Amy Kaufman: The survival of Elliot Page
LOS ANGELES — All was calm there, deep in the woods of Nova Scotia, but Elliot Page could not find peace.
He'd withdrawn to a remote cabin hoping it would serve as a balm. He and his wife had separated, and he'd given up his apartment in New York City. Then a friend offered up their sparsely furnished retreat in the Canadian forest. It was 2020, the height of the pandemic. The border was shut, but he was a citizen, born in Halifax. So he drove.
It was an extraordinary place, the cabin. Down a dirt road familiar only to wildlife. Pears and apples from an abandoned orchard littered the grounds. But alone in the stillness, Page started to crack. All of the self-hatred he'd been pushing down for years — the discomfort he felt in his body, the anger toward those who'd told him to repress his identity — spilled out.
One night, he tried to knock himself out. Took his knuckles to his face and pounded over and over until bruises formed. For days after, he sat in a lawn chair on the porch, ashamed, his face sore. And then he heard a voice.
"You don't have to feel this way."
It was a small voice, barely discernible. But it kept echoing in his head. A way out.
"It was as if something in my brain turned around," recalls Page, now 36. "The agonizing voice saying, 'No, you're not,' 'No, you can't' just switched and became very gentle and loving. 'Oh, maybe I'm trans. Why don't I explore that?'"

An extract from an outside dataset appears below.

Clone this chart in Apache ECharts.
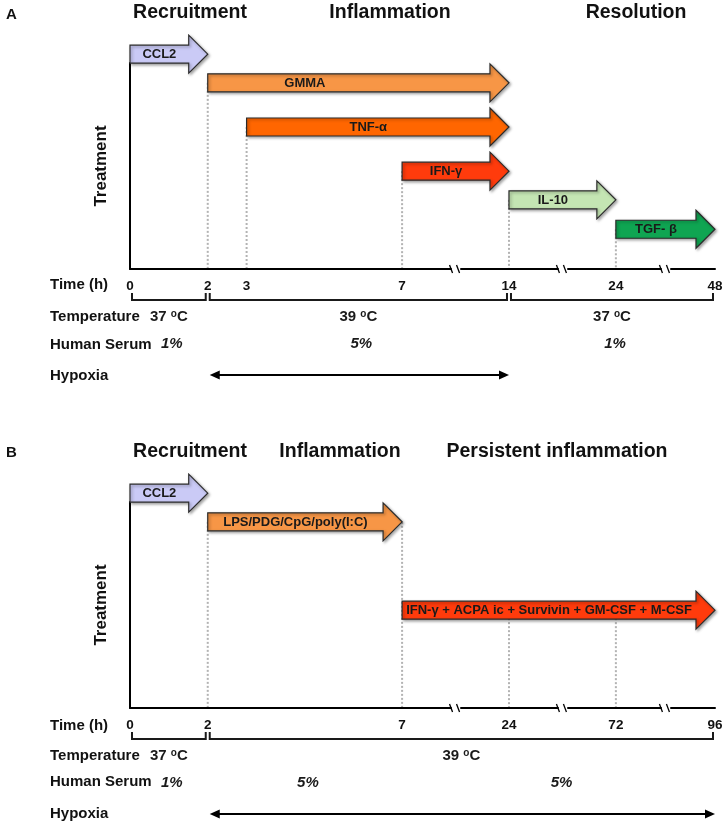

Within weeks, he'd scheduled a Zoom consultation with a doctor to discuss top surgery. The procedure was scheduled for November. A month later, he announced to fans on Instagram, who have known him since the release of "Juno" 13 years prior, that his name was Elliot.
The writers of "The Umbrella Academy," the Netflix superhero series on which he'd played a female character for two seasons, immediately began rewriting the role to make him trans. After shooting the third installment of the show in early 2021, Page sat down with Oprah Winfrey to discuss his transition.
Within a span of a few months, he had become the most famous transgender man in the world.
And there was so much joy. In his new body, which he shared for the first time online, grinning in a pair of swim trunks. He presented at the Oscars in a memoir in which he reckons with his journey to self-acceptance. Raw, harrowing and often heartbreaking to read, it comes out this week.